• Exercise directions
In this exercise, print only the lines of the records below from the one with "Recreate this image" through the one with "const ref = useRef<HTMLCanvasElement", inclusive. Pictures are not part of the copy.

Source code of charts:
━━━━━━━━━━━━━━━━━━━━━━━━━━━━━━
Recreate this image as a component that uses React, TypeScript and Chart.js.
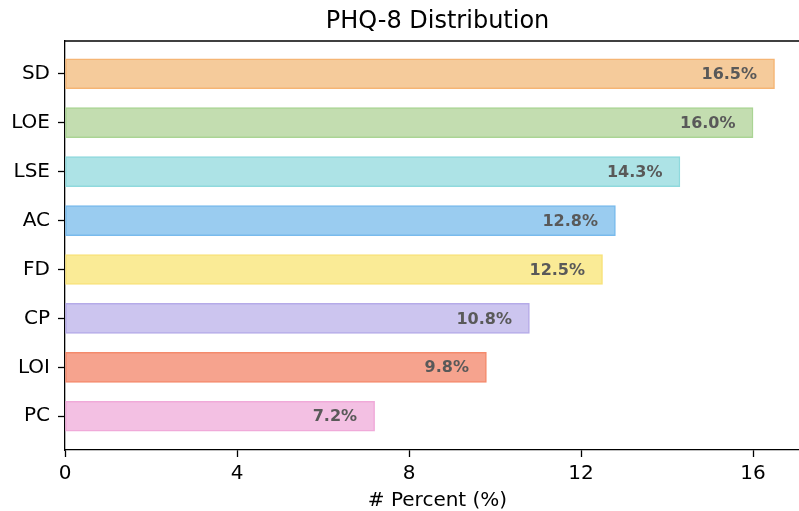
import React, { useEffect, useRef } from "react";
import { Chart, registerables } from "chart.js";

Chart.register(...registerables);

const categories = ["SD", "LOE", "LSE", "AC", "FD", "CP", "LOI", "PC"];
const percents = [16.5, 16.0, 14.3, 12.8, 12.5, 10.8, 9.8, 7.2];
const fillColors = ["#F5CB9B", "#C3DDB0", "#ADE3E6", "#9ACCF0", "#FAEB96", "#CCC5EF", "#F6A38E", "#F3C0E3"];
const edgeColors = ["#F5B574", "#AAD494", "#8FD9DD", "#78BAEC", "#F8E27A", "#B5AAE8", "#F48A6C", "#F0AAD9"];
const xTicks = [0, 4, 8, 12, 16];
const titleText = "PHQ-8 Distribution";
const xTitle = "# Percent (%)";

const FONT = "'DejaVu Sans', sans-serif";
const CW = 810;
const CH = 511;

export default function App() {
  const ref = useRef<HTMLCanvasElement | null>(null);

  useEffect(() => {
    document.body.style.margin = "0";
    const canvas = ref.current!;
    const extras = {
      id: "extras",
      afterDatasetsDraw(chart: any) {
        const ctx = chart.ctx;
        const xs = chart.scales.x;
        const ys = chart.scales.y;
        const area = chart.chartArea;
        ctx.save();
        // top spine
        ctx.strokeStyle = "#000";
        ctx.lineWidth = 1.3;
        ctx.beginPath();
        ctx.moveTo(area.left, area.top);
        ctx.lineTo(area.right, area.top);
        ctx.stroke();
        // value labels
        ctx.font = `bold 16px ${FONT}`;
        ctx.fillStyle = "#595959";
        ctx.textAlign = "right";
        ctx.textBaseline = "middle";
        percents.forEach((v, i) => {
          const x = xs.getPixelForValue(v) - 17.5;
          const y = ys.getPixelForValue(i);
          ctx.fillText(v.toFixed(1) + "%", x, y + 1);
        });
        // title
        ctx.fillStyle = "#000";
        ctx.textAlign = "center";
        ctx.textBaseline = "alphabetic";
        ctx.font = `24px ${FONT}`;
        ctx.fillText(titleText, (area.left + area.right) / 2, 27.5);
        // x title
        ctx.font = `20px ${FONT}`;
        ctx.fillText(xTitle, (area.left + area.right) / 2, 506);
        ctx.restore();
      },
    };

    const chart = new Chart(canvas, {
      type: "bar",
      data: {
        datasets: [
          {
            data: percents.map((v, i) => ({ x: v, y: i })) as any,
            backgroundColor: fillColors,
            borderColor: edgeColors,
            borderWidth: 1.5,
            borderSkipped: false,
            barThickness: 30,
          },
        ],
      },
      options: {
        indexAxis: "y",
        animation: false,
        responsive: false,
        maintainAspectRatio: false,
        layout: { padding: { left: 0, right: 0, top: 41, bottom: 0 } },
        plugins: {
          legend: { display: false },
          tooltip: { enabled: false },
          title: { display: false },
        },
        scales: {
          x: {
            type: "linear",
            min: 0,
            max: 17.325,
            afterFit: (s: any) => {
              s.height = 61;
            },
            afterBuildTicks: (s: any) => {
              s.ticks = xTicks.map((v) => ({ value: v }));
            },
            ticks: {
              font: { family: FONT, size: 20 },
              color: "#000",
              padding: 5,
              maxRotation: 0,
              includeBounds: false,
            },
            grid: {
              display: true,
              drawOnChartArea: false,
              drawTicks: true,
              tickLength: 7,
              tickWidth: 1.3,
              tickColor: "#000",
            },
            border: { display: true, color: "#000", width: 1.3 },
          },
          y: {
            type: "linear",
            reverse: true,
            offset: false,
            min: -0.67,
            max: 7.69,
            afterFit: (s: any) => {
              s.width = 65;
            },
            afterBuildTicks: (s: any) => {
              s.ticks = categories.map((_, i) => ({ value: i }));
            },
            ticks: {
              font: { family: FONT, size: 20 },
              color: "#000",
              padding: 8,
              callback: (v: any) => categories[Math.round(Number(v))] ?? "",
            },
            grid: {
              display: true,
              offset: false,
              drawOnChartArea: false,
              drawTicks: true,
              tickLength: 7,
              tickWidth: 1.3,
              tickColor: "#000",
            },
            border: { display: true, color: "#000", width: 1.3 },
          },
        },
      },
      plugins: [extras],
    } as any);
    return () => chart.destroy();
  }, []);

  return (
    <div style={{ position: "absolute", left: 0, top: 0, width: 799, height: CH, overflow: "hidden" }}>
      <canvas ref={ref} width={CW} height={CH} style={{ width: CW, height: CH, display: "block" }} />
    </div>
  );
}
━━━━━━━━━━━━━━━━━━━━━━━━━━━━━━
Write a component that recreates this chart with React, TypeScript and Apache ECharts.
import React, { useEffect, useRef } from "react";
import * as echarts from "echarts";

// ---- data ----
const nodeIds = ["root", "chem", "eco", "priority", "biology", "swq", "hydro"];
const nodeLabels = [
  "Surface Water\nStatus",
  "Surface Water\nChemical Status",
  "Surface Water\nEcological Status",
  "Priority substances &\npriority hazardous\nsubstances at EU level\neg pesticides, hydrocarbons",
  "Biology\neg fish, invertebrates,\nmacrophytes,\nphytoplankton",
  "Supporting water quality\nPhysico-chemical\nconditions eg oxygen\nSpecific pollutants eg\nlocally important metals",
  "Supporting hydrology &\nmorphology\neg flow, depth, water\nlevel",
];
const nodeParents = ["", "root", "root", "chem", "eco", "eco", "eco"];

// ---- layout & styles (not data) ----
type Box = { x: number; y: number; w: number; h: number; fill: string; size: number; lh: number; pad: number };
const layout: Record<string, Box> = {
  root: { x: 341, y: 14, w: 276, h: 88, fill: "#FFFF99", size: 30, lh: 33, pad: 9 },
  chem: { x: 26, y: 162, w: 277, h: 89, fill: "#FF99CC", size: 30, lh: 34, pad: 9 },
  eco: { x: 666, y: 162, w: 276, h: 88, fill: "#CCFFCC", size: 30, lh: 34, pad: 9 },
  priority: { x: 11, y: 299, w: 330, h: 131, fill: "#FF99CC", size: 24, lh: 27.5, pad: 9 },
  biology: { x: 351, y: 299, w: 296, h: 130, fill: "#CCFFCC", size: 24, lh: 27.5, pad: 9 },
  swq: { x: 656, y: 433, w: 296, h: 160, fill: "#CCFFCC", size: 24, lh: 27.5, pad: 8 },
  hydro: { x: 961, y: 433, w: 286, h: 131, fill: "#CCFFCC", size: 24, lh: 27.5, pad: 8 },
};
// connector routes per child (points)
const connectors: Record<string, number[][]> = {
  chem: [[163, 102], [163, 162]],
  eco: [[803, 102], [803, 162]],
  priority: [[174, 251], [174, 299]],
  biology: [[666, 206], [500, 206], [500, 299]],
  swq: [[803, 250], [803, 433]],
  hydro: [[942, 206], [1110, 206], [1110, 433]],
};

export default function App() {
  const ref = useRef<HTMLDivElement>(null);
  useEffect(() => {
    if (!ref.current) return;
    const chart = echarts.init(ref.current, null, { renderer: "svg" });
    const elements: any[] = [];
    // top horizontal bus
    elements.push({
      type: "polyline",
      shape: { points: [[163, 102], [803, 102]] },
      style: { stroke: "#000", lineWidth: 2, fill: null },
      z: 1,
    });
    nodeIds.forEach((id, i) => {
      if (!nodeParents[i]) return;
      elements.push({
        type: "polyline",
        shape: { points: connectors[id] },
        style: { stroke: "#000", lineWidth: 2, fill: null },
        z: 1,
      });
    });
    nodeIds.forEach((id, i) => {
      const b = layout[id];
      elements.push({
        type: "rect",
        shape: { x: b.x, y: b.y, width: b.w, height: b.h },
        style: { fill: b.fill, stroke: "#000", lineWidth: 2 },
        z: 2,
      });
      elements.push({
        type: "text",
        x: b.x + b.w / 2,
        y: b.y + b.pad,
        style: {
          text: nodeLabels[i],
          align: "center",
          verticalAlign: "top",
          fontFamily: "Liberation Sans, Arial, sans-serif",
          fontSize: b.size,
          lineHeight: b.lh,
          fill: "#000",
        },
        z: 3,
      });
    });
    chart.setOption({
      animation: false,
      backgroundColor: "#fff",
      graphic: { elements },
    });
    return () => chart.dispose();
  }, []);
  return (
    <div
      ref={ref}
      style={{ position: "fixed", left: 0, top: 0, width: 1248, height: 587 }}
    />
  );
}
━━━━━━━━━━━━━━━━━━━━━━━━━━━━━━
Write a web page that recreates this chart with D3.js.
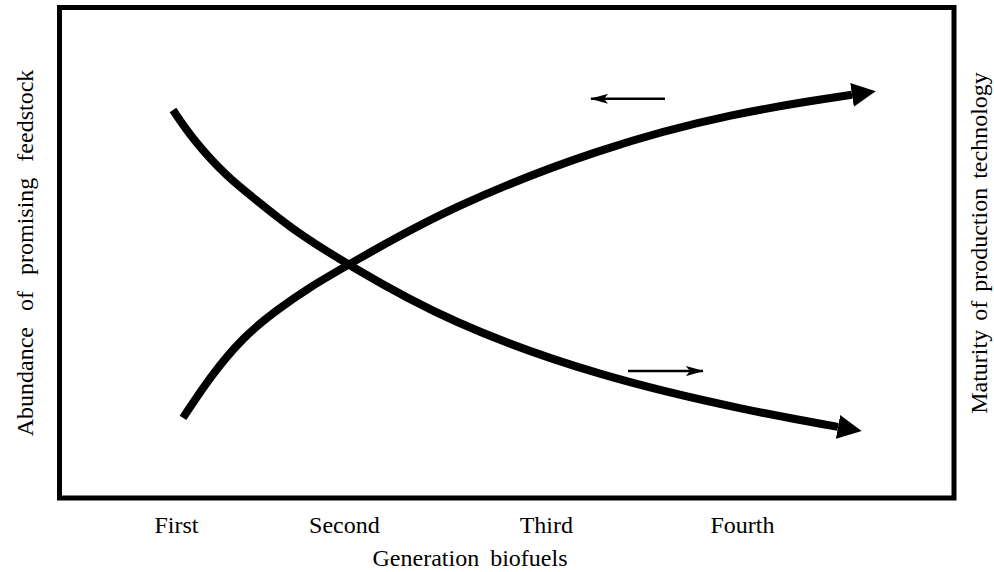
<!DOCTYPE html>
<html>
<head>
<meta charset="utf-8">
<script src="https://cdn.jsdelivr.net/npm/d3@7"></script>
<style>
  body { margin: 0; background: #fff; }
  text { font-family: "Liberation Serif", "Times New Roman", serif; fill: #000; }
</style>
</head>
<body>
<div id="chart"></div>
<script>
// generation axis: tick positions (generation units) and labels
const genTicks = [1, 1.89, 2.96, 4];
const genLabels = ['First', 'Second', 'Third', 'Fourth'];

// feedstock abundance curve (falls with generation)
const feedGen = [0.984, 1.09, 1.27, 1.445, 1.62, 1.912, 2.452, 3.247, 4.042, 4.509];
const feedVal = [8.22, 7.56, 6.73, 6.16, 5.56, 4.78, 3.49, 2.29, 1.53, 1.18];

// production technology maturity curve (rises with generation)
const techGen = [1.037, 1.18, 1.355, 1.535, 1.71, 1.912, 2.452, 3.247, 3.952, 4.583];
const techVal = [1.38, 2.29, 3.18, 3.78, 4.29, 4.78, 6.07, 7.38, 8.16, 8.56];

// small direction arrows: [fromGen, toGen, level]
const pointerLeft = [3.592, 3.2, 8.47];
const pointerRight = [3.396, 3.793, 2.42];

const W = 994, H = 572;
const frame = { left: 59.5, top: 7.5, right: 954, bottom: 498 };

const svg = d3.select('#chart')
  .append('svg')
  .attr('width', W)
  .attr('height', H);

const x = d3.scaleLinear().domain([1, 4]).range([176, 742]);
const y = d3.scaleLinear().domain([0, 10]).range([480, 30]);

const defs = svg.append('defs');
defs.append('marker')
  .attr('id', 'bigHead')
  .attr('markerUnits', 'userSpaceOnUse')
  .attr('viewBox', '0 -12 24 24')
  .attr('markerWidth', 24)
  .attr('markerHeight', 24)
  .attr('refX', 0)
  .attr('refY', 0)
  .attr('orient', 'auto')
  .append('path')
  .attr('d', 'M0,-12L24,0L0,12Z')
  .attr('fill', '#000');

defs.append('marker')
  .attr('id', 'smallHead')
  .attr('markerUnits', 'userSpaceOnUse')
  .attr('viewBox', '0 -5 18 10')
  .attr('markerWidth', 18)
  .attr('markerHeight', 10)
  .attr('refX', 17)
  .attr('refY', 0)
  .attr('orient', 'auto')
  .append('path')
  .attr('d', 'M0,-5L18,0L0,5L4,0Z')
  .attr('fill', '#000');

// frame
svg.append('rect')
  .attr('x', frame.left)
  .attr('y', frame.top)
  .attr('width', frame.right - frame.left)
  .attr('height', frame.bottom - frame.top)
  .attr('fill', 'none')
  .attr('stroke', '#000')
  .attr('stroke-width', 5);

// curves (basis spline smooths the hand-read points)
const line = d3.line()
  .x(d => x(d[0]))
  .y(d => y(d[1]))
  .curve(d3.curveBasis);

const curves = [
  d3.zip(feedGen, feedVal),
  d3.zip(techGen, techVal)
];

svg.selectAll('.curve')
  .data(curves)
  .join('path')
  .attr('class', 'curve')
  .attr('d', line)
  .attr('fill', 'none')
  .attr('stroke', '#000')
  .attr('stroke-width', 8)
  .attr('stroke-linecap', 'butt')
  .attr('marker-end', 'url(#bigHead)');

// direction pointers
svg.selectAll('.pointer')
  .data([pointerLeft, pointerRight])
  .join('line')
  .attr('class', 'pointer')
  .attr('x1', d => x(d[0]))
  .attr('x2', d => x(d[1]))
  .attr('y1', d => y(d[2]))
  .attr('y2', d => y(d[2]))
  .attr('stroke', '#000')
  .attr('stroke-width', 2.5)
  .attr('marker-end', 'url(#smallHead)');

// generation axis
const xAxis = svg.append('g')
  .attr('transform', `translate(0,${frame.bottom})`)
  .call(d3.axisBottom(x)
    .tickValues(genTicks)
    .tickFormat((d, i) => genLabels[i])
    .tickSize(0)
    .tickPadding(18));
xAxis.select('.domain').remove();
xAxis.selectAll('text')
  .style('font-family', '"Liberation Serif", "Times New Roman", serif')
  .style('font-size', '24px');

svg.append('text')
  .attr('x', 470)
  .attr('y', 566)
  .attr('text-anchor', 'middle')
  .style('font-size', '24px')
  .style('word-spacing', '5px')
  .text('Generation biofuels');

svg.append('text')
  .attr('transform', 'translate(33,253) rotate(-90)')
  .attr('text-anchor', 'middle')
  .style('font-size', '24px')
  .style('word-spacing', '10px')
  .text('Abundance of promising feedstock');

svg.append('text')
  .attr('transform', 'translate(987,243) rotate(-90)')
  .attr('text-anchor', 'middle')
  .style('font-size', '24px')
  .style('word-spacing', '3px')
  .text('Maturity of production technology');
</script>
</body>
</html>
━━━━━━━━━━━━━━━━━━━━━━━━━━━━━━
• Answer for this exercise
Recreate this image as a component that uses React, TypeScript and Chart.js.
import React, { useEffect, useRef } from "react";
import { Chart, registerables } from "chart.js";

Chart.register(...registerables);

const categories = ["SD", "LOE", "LSE", "AC", "FD", "CP", "LOI", "PC"];
const percents = [16.5, 16.0, 14.3, 12.8, 12.5, 10.8, 9.8, 7.2];
const fillColors = ["#F5CB9B", "#C3DDB0", "#ADE3E6", "#9ACCF0", "#FAEB96", "#CCC5EF", "#F6A38E", "#F3C0E3"];
const edgeColors = ["#F5B574", "#AAD494", "#8FD9DD", "#78BAEC", "#F8E27A", "#B5AAE8", "#F48A6C", "#F0AAD9"];
const xTicks = [0, 4, 8, 12, 16];
const titleText = "PHQ-8 Distribution";
const xTitle = "# Percent (%)";

const FONT = "'DejaVu Sans', sans-serif";
const CW = 810;
const CH = 511;

export default function App() {
  const ref = useRef<HTMLCanvasElement | null>(null);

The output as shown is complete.